На главную / Русская интеллигенция / Вячеслав Пьецух. Рассуждения о писателях

Вячеслав Пьецух. Рассуждения о писателях

| Печать |


 

Бунт персонажей

Иной раз подумаешь: Пушкина пережил, а где «Капитанская дочка»? Гоголя тоже пережил, а где «Мертвые души»? и Чехова пережил, а где «Степь»?.. Только покуда и остается, что с досады придираться к первоклассной литературе по мелочам, – занятие это, понятное дело, злое, даже неприличное и уж во всяком случае, бессмысленное, ну разве что Писемского, Алексея Феофилактовича безусловно следует пощипать, поскольку плохонький был писатель, – впрочем, об этом ниже.

Вот ведь какое дело: что до некоторых персонажей, выведенных из небытия гениями русской литературы, иногда и второстепенных, то нужно заметить, что гении редко давали маху: как посмотришь из нашего угрюмого далека да сообразишься с каверзной правдой жизни, так выходит, что задумывали они одно, а на поверку получалось совсем другое. Тут одно из двух: либо создания отчего-то бывают много самовитее, независимей от создателя, либо бунт персонажей вообще в правилах нашей словесности, причем занятная наблюдается закономерность – чем даровитее создатель, тем строптивее персонаж. Например, чеховский «человек в футляре», замысленный как злой резонер с тенденцией в шизофрению, по меркам сегодняшнего дня и в соответствии с каверзной правдой жизни выходит просто-напросто, трезвый, практический человек, потому что у нас в России стоит только выйти на улицу, где свирепствуют бандиты и пьяная шоферня, где по любой погоде «ни конному не проехать, ни пешему пройти», и сразу приходит мысль: как бы чего не вышло.
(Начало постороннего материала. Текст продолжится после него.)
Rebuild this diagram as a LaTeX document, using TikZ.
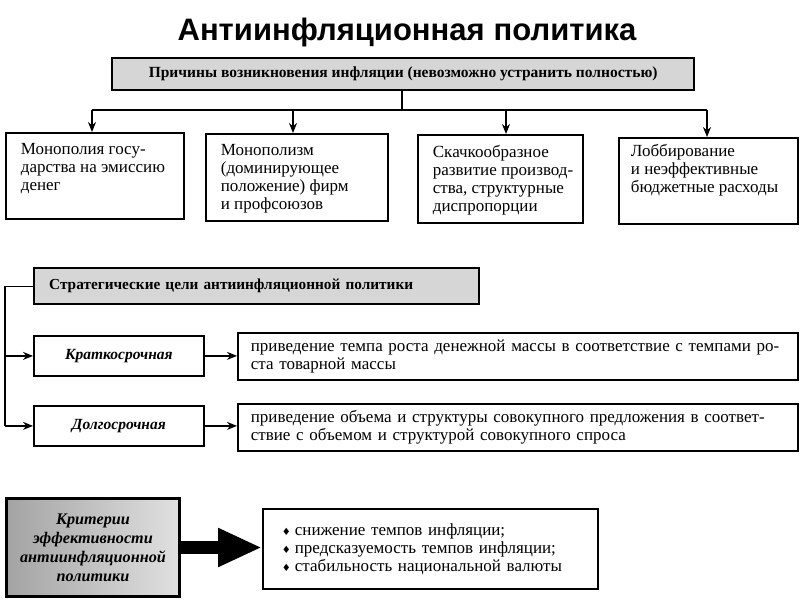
\documentclass[tikz,border=0pt]{standalone}
\usepackage{fontspec}
\setmainfont{Liberation Serif}
\newfontfamily\titlefont{Liberation Sans}
\newfontfamily\symfont{DejaVu Sans}
\usetikzlibrary{arrows.meta}
\newcommand\Lne[1]{\mbox{#1}}
\newcommand\tbx[4]{\parbox[c][#1][t]{#2}{\raggedright\rule{0pt}{#3}#4}}
\newcommand\bul{{\symfont\fontsize{10}{10}\selectfont ♦}\hspace{4pt}}
\begin{document}
\begin{tikzpicture}[x=1pt,y=-1pt,
 box/.style={draw, line width=1.8pt, rectangle, anchor=north west, inner xsep=15pt, inner ysep=0pt, align=left, font=\fontsize{17}{18}\selectfont},
 hdr/.style={draw, line width=2.4pt, fill=black!16, rectangle, anchor=north west, inner xsep=15pt, inner ysep=0pt},
 goal/.style={draw, line width=1.8pt, rectangle, anchor=north west, minimum width=170pt, minimum height=40pt, inner sep=0pt, font=\bfseries\itshape\fontsize{15.5}{18}\selectfont},
 arr/.style={line width=1.2pt, -{Stealth[length=10pt,width=8pt]}},
 ln/.style={line width=1.2pt},
 fat/.style={line width=13pt, -{Triangle[length=44pt,width=36pt]}}
]
\useasboundingbox (0,0) rectangle (800,600);

\node[font=\titlefont\bfseries\fontsize{31}{36}\selectfont] (title) at (407,32) {Антиинфляционная\hspace{9pt}политика};

% causes
\node[hdr, minimum width=582pt, minimum height=32pt, align=center, font=\bfseries\fontsize{15.5}{18}\selectfont] (top) at (111,57) {Причины возникновения инфляции (невозможно устранить полностью)};

\node[box] (b1) at (5,132) {\tbx{86pt}{148pt}{22pt}{\Lne{Монополия госу-}\\\Lne{дарства на эмиссию}\\\Lne{денег}}};
\node[box] (b2) at (205,133) {\tbx{87pt}{152pt}{22pt}{\Lne{Монополизм}\\\Lne{(доминирующее}\\\Lne{положение) фирм}\\\Lne{и профсоюзов}}};
\node[box] (b3) at (417,134) {\tbx{88pt}{135pt}{23pt}{\Lne{Скачкообразное}\\\Lne{развитие производ-}\\\Lne{ства, структурные}\\\Lne{диспропорции}}};
\node[box, inner xsep=12pt] (b4) at (618,137) {\tbx{86pt}{155pt}{19pt}{\Lne{Лоббирование}\\\Lne{и неэффективные}\\\Lne{бюджетные расходы}}};

\coordinate (bus) at (402,110);
\coordinate (a1) at (92,110);
\coordinate (a2) at (293,110);
\coordinate (a3) at (506,110);
\coordinate (a4) at (707,110);
\draw[ln] (bus |- top.south) -- (bus);
\draw[ln] (a1) -- (a4);
\draw[arr] (a1) -- (a1 |- b1.north);
\draw[arr] (a2) -- (a2 |- b2.north);
\draw[arr] (a3) -- (a3 |- b3.north);
\draw[arr] (a4) -- (a4 |- b4.north);

% goals
\node[hdr, text width=415pt, minimum height=36pt, align=left, font=\bfseries\fontsize{15.3}{18}\selectfont] (strat) at (33,267) {Стратегические цели антиинфляционной политики};
\node[goal] (kr) at (33,335) {Краткосрочная};
\node[goal] (dl) at (33,405) {Долгосрочная};
\node[box, inner xsep=13pt, text width=534pt, minimum height=47pt] (r1) at (237,332) {\Lne{приведение темпа роста денежной массы в соответствие с темпами ро-}\\\Lne{ста товарной массы}};
\node[box, inner xsep=13pt, text width=534pt, minimum height=47pt] (r2) at (237,403) {\Lne{приведение объема и структуры совокупного предложения в соответ-}\\\Lne{ствие с объемом и структурой совокупного спроса}};

\coordinate (lb) at (5,425);
\draw[ln] (strat.west) -| (lb |- dl.west);
\draw[arr] (lb |- kr.west) -- (kr.west);
\draw[arr] (lb |- dl.west) -- (dl.west);
\draw[arr] (kr.east) -- (kr.east -| r1.west);
\draw[arr] (dl.east) -- (dl.east -| r2.west);

% criteria
\node[draw, line width=3pt, anchor=north west, minimum width=173pt, minimum height=98pt, inner sep=0pt, left color=black!36, right color=black!12, align=center, font=\bfseries\itshape\fontsize{16.2}{19}\selectfont] (krit) at (5,497) {Критерии\\эффективности\\антиинфляционной\\политики};
\node[box, inner xsep=19pt, text width=297pt, minimum height=80pt] (list) at (262,508) {\Lne{\bul снижение темпов инфляции;}\\\Lne{\bul предсказуемость темпов инфляции;}\\\Lne{\bul стабильность национальной валюты}};
\draw[fat] (krit.east) -- (krit.east -| list.west);
\end{tikzpicture}
\end{document}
Или возьмем Репетилова из грибоедовского «Горя от ума», героя вроде бы настолько вспомогательного, что в реестре действующих лиц он следует за инкогнито Г.Д. и впереди «Петрушки и нескольких говорящих слуг», – а ведь Репетилов-то в этой пьесе едва ли не самый значительный персонаж...Чацкий, если спроецировать его на историческую эпоху, – собственно, чайльдгарольдствующий пустомеля, предтеча нынешних кухонных мыслителей, который не знает, к чему себя приспособить, в чем, собственно, горе и состоит. А Репетилов, если спроецировать его на историческую эпоху, – бунтарь, романтик, жертва, одним словом, форменный декабрист. Ведь среди таковых встречались не только умницы и герои, но и множество вольнодумстующих шалопаев, которые могли бы сказать о тайном обществе инсургентов «Шумим, братец, шумим», а о себе самих «Я жалок, я смешон, я неуч, я дурак». Например, жалок был Бестужев-Рюмин, плакавший по всякому поводу и без повода, смешон был фат Якубович, дураков же и неучей было не перечесть. Что до малосимпатичного нравственного облика Репетилова, то ведь и декабристы себя молодцами не показали: черниговцы дали деру после первого же залпа правительственной артиллерии; Рюрикович Трубецкой струсил в самую решительную минуту; Александр Одоевский каялся перед следствием: «Заимствовал я сей нелепый, противозаконный и на одних безмозглых мечтаниях основанный образ мыслей от сообщества Бестужева и Рылеева. Единственно, Бестужев и Рылеев совратили меня с истинного пути». Так что к гипотетическому декабристу Репетилову серьезных претензий нет, особенно если принять во внимание его декларацию «Бог... дал сердце доброе, вот чем я людям мил», меж тем доброе сердце, собственно, и составляло платформу наших первых революционеров, которые «разбудили» маниакальных бомбистов и кровожадных большевиков. Словом, не угадал Грибоедов своего Репетилова; буде Алесандр Александрович Чацкий воплотился в реальной жизни, ему была бы суждена пожизненная фронда в деревенской глуши либо в одном из кантонов Швейцарской конфедерации, а смешной негодяй Репетилов, буде он воплотился в реальной жизни, вышел бы 14-го декабря на Сенатскую площадь и, если бы не получил картечную пулю в лоб, то за «Шумим, братец, шумим» принял бы, как крест, головокружительный срок в Сибири.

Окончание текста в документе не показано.